**Exercise:**
Return exactly and only these lines: the first of the listing through the one containing "const yTicks = [0, 10, 20, 30, 40, 50, 60, 70];".

**Source data:**

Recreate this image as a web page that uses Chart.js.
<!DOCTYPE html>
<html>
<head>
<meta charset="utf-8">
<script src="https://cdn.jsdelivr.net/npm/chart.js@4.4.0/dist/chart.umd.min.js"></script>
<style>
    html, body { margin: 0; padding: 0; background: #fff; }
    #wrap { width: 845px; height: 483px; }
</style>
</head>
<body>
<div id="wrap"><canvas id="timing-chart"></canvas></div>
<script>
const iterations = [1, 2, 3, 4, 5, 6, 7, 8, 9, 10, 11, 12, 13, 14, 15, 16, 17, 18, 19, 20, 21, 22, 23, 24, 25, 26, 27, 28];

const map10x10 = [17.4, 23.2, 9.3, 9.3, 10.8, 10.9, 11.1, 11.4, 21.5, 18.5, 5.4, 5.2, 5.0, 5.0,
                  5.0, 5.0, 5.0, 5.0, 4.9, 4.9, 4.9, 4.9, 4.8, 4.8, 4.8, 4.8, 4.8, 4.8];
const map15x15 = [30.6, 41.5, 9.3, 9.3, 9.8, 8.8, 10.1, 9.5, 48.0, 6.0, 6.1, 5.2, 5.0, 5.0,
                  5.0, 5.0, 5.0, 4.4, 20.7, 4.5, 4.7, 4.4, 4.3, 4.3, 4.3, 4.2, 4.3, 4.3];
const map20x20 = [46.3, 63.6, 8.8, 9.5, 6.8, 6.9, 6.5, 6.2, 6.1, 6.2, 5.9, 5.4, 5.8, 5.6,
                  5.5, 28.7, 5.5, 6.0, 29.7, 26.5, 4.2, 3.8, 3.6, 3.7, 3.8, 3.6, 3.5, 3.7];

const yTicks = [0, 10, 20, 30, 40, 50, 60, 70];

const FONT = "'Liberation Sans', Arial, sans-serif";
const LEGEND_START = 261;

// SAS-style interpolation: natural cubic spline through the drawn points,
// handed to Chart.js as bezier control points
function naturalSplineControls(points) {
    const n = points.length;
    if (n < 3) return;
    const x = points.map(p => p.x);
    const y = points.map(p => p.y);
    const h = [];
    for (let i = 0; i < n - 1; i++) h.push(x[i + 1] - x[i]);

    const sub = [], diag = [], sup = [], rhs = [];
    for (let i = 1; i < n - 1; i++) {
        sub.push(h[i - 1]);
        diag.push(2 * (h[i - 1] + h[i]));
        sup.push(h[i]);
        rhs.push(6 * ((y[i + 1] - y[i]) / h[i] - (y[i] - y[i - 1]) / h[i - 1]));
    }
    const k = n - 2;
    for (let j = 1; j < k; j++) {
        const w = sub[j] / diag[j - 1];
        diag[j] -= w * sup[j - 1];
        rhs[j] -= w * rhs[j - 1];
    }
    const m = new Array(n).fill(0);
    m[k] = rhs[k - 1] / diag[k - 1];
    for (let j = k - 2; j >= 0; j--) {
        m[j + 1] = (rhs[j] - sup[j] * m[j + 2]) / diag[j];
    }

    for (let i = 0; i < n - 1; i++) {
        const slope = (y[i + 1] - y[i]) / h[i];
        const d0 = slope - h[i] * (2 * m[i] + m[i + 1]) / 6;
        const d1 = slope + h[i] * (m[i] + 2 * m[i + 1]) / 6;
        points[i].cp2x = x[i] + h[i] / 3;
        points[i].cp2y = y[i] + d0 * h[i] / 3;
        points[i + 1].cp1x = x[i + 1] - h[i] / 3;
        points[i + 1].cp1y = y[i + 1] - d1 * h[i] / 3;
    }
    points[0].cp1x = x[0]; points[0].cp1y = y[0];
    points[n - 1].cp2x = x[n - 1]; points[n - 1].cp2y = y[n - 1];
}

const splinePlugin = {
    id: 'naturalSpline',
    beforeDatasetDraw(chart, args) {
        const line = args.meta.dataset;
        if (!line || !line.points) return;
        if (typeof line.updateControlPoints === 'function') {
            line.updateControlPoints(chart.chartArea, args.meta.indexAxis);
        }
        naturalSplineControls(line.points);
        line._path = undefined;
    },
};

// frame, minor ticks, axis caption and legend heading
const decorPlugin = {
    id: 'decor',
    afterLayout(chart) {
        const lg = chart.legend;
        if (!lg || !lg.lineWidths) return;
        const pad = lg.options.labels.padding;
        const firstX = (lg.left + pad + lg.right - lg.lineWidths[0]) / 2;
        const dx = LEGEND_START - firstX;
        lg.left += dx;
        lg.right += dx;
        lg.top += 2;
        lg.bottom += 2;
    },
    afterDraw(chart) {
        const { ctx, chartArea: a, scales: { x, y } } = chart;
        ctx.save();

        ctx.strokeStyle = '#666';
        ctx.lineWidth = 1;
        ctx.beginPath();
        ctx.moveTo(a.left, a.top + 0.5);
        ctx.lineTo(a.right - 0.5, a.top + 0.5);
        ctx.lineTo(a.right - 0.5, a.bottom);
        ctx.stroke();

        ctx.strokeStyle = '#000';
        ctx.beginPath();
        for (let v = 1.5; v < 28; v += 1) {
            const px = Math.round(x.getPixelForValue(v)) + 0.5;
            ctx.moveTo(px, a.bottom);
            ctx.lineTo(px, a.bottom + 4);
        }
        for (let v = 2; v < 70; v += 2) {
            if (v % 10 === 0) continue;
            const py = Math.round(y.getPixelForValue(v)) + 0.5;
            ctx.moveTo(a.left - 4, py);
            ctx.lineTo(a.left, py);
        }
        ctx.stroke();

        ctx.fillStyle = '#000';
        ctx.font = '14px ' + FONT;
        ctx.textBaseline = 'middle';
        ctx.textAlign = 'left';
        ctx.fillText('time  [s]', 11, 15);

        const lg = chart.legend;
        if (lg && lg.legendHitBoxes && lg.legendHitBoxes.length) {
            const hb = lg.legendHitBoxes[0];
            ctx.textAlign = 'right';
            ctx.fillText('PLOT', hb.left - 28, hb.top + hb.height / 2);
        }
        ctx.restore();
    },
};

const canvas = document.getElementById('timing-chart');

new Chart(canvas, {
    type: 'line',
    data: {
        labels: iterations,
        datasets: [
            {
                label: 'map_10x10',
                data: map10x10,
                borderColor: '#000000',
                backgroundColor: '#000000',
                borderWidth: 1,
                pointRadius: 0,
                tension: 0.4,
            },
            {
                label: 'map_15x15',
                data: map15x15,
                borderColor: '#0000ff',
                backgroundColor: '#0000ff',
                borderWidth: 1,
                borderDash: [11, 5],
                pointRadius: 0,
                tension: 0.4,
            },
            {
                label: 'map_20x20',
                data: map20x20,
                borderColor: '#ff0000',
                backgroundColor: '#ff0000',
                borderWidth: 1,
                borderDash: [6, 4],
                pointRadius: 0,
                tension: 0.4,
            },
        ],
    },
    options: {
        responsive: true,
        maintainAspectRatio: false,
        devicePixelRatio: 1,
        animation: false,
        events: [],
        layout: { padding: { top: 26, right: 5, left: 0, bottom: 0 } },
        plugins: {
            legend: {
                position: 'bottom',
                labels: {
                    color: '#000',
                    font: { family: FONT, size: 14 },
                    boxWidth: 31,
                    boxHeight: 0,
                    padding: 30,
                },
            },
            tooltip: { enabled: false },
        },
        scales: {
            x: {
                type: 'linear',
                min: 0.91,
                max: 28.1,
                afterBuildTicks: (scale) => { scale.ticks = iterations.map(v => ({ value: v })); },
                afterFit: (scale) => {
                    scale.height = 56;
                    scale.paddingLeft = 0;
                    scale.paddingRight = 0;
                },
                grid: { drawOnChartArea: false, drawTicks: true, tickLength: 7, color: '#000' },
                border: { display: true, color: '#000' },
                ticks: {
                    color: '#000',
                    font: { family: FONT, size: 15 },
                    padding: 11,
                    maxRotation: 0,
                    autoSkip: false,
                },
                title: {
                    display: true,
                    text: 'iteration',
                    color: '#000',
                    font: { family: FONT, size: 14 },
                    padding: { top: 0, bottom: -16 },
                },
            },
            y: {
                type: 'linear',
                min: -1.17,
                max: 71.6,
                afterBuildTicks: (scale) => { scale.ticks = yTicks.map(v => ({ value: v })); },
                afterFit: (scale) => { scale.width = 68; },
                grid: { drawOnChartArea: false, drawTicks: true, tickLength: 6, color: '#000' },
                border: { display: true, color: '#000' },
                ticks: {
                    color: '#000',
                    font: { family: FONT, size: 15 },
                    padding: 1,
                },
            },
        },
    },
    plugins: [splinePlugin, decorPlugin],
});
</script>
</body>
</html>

**Correct result:**
Recreate this image as a web page that uses Chart.js.
<!DOCTYPE html>
<html>
<head>
<meta charset="utf-8">
<script src="https://cdn.jsdelivr.net/npm/chart.js@4.4.0/dist/chart.umd.min.js"></script>
<style>
    html, body { margin: 0; padding: 0; background: #fff; }
    #wrap { width: 845px; height: 483px; }
</style>
</head>
<body>
<div id="wrap"><canvas id="timing-chart"></canvas></div>
<script>
const iterations = [1, 2, 3, 4, 5, 6, 7, 8, 9, 10, 11, 12, 13, 14, 15, 16, 17, 18, 19, 20, 21, 22, 23, 24, 25, 26, 27, 28];

const map10x10 = [17.4, 23.2, 9.3, 9.3, 10.8, 10.9, 11.1, 11.4, 21.5, 18.5, 5.4, 5.2, 5.0, 5.0,
                  5.0, 5.0, 5.0, 5.0, 4.9, 4.9, 4.9, 4.9, 4.8, 4.8, 4.8, 4.8, 4.8, 4.8];
const map15x15 = [30.6, 41.5, 9.3, 9.3, 9.8, 8.8, 10.1, 9.5, 48.0, 6.0, 6.1, 5.2, 5.0, 5.0,
                  5.0, 5.0, 5.0, 4.4, 20.7, 4.5, 4.7, 4.4, 4.3, 4.3, 4.3, 4.2, 4.3, 4.3];
const map20x20 = [46.3, 63.6, 8.8, 9.5, 6.8, 6.9, 6.5, 6.2, 6.1, 6.2, 5.9, 5.4, 5.8, 5.6,
                  5.5, 28.7, 5.5, 6.0, 29.7, 26.5, 4.2, 3.8, 3.6, 3.7, 3.8, 3.6, 3.5, 3.7];

const yTicks = [0, 10, 20, 30, 40, 50, 60, 70];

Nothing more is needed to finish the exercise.